British Conservatives, Liberals at Odds over Budget Plan

Conservatives champion deeper spending and tax cuts. Liberal Democrats are skeptical.

As Britain’s coalition government prepares to unveil its budget plan for this fiscal year, both members of Prime Minister David Cameron’s own Conservative Party and his Liberal Democrat allies have publicly questioned its approach to spending.

Negative growth in the fourth and final quarter of last year, when British gross domestic product contracted .3 percent, has given left-wing critics of the government’s austerity policy ammunition to argue that it’s cutting too fast. However, rightwingers contend that it shows the coalition isn’t reducing spending fast enough.

Cameron’s administration had extended its deadline for reducing the national debt as a percentage of national income from the next election, scheduled for 2015, to the 2016-2017 financial year but it will still need to come up with another £10 billion in cuts to meet that target.

Business secretary Vince Cable, a Liberal Democrat, told BBC Radio on Tuesday that means deeper cuts to “the army, the police, local government, skills and universities” if the prime minister insists on continuing to exempt health care, which accounted for a fifth of public-sector spending last year, from cuts — “a very unbalanced approach,” he argued.

Defense secretary Philip Hammond, whose procurement budget, like health care, is “ringfenced” from further reductions, told The Daily Telegraph early this month that cuts should be found elsewhere. There is a “body of opinion within cabinet that believes that we have to look at the welfare budget again,” he suggested, worth more than £200 billion or 30 percent of total spending last year.

In a speech to the Institute of Economic Affairs, a free-market think tank, on Monday, Hammond’s predecessor as defense secretary and Conservative lawmaker Liam Fox proposed deeper budget as well as tax cuts to boost the economy. “I believe that in leaving money in people’s pockets, economic activity will follow,” he said.

We should gradually move toward the reduction, or even abolition, of the taxes where the state not only taxes the same money on multiple occasions but discourages the very behavior that would lead to a more responsible society.

Home Secretary Theresa May was more cautious in her speech to the Conservative Home conference on Saturday but said more or less the same thing: “You don’t get economic growth by spending more and more money but by getting behind the country’s wealth creators.”

The Liberal Democrats, on the other hand, join the Labour opposition in resisting tax cuts but are ambivalent about whether to continue to restrain spending or seek to stimulate growth with investments.

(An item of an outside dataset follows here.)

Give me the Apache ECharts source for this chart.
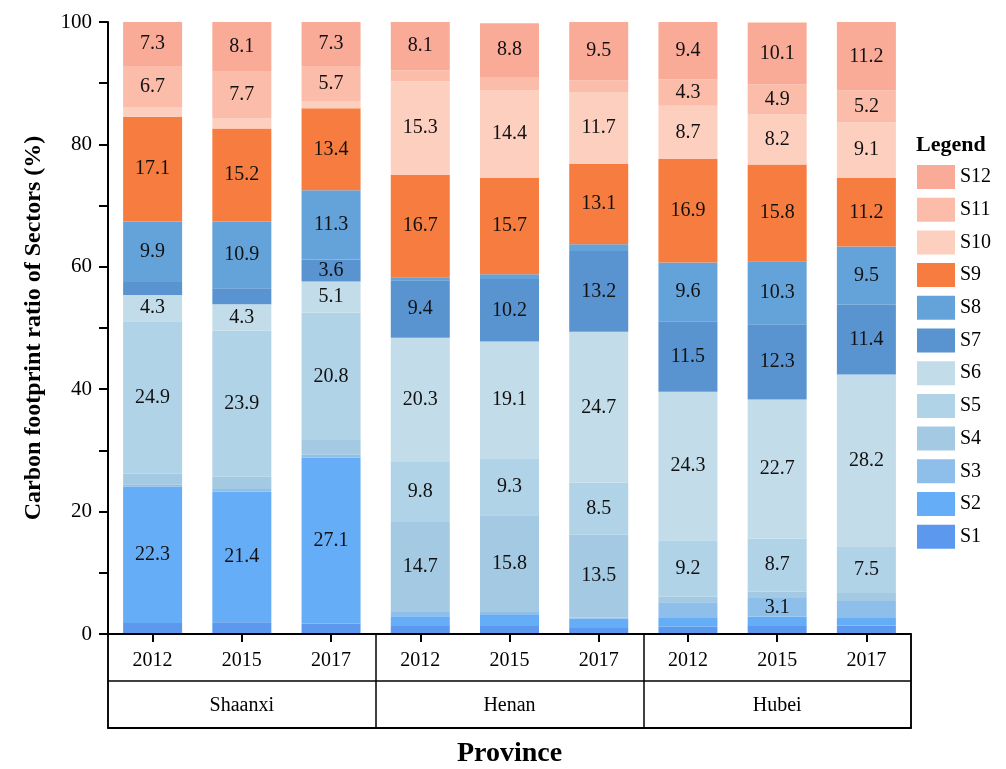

Deputy Prime Minister Nick Clegg lamented the “reduction in capital spending when we came into the coalition government” in an interview with The House magazine in January but insisted in an interview on the BBC the next Sunday, “The idea that we can simply return to the bad old days of borrowing our way out of the crisis,” as the Labour Party attempted when it was in government, “is clearly not possible when we still have one of the largest deficits in the developed world.”

Cable, who is believed to want to take over the party leadership from Clegg, similarly wrote in the New Statesman this month that “the data does not support the conclusion that deficit reduction has had dramatic effects on the economy” yet urged infrastructure investment to “inject demand into the weakest sector of our economy — construction.”

Cameron, for his part, insists that health care will not be cut — a key election promise he made in 2010. But he hasn’t said where cuts, if any, will be made instead.